Hugs for you on this hard anniversary. The years go by, but they always have a place in our heart. It's been 6 years since my Ginger girl passed.


----------



## Dallas Gold (Dec 22, 2007)

HUGS as you remember your sweet girl today. I was in your shoes on 7/14/2004 when the surgeon called us with the recommendation we not wake our precious boy up because his cancer was everywhere--such shock and disbelief, even knowing that call was a possibility when we dropped him off for the surgery. You never really get over it and the memories of the awful news and devastation haunt me still.


----------



## toliva (Nov 24, 2011)

Such a heartbreaking story. I'm so sorry. I also think you did the right thing.


----------



## GoldenCamper (Dec 21, 2009)

I think Savanah would want you to think of all the good times you had together. If I were you I would not have woken her up to say goodbye. She knows how much you loved her. We all think about the what ifs, its only natural.


----------



## goldensmum (Oct 23, 2007)

So sorry that you have such sad memories of your last day with your special girl, but I am sure that Savannah knew how much you loved her. It would have been so much harder for her if you had allowed her to be woken up, she would probably have been in pain and confused from the aneasthetic, you gave your girl the final act of love that we can give, by letting her go peacefully and painlessly to the bridge. 
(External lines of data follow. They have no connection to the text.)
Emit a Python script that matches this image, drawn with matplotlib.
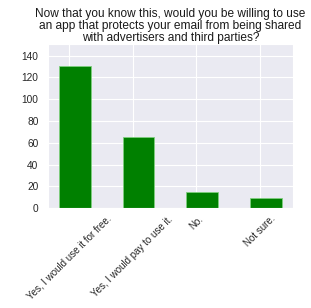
import numpy as np
import matplotlib
matplotlib.use("Agg")
import matplotlib.pyplot as plt
import seaborn as sns

# Réponses au sondage
categories = ["Yes, I would use it for free.", "Yes, I would pay to use it.", "No.", "Not sure."]
counts = [131, 65, 15, 9]
title = ("Now that you know this, would you be willing to use\n"
         "an app that protects your email from being shared\n"
         "with advertisers and third parties?")

sns.set_style("darkgrid")
plt.rcParams["font.family"] = ["Liberation Sans", "DejaVu Sans"]

fig = plt.figure(figsize=(3.11, 3.08), dpi=100)
ax = fig.add_axes([0.153, 0.324, 0.789, 0.533])

x = np.arange(len(categories))
ax.bar(x + 0.094, counts, width=0.5, color="green", edgecolor="#7fcf7f", linewidth=0.6)

ax.set_xticks(x)
ax.set_xticklabels(categories, rotation=45, ha="center", fontsize=7, color="0.15")
ax.set_yticks(np.arange(0, 141, 20))
ax.tick_params(axis="y", labelsize=7.3, labelcolor="0.15", pad=3)
ax.tick_params(axis="x", pad=0.5)
ax.set_xlim(-0.334, 3.52)
ax.set_ylim(0, 150.7)
ax.set_title(title, fontsize=8.6, color="0.1", pad=2, linespacing=1.0)

fig.savefig("out.png", dpi=100)
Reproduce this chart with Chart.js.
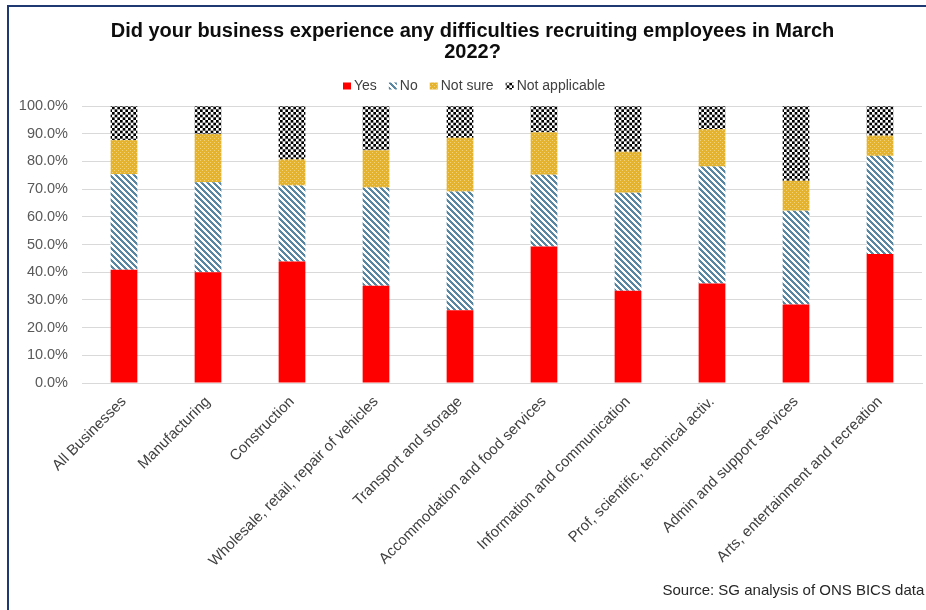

Please, try and concentrate on your happy times together, I think your girl would not want you to beat yourself up over something that you had no control over - she knows you loved her and that is what matters

WEEP NOT FOR ME THOUGH I AM GONE
INTO THAT GENTLE NIGHT
GRIEVE IF YOU WILL BUT NOT FOR LONG
UPON MY SOUL’S SWEET FLIGHT

I AM AT PEACE, MY SOULS AT REST
THERE IS NO NEED FOR TEARS
FOR WITH YOUR LOVE I WAS SO BLESSED
FOR ALL THOSE MANY YEARS


THERE IS NO PAIN, I SUFFER NOT
THE FEAR NOW IS ALL GONE
PUT NOW THESE THINGS OUT OF YOUR THOUGHTS
IN YOUR MEMORY I LIVE ON

REMEMBER NOT MY FIGHT FOR BREATH
REMEMBER NOT THE STRIFE
PLEASE DO NOT DWELL UNPON MY DEATH
BUT CELEBRATE MY LIFE 
(constance jenkins)


----------



## Buddysmyheart (Dec 28, 2011)

One of the most brutal things that happen after we have to make these gut-wrenching decisions, is the second-guessing we do. The decision to let a beloved pet go, is a profoundly moral and loving act. Concentrate on the love, sharing, and life experiences you had together. You were Savannah's loving advocate to the end. That, not guilt, not regret; is the legacy of your pet. Wishing you peace and only fond memories......


----------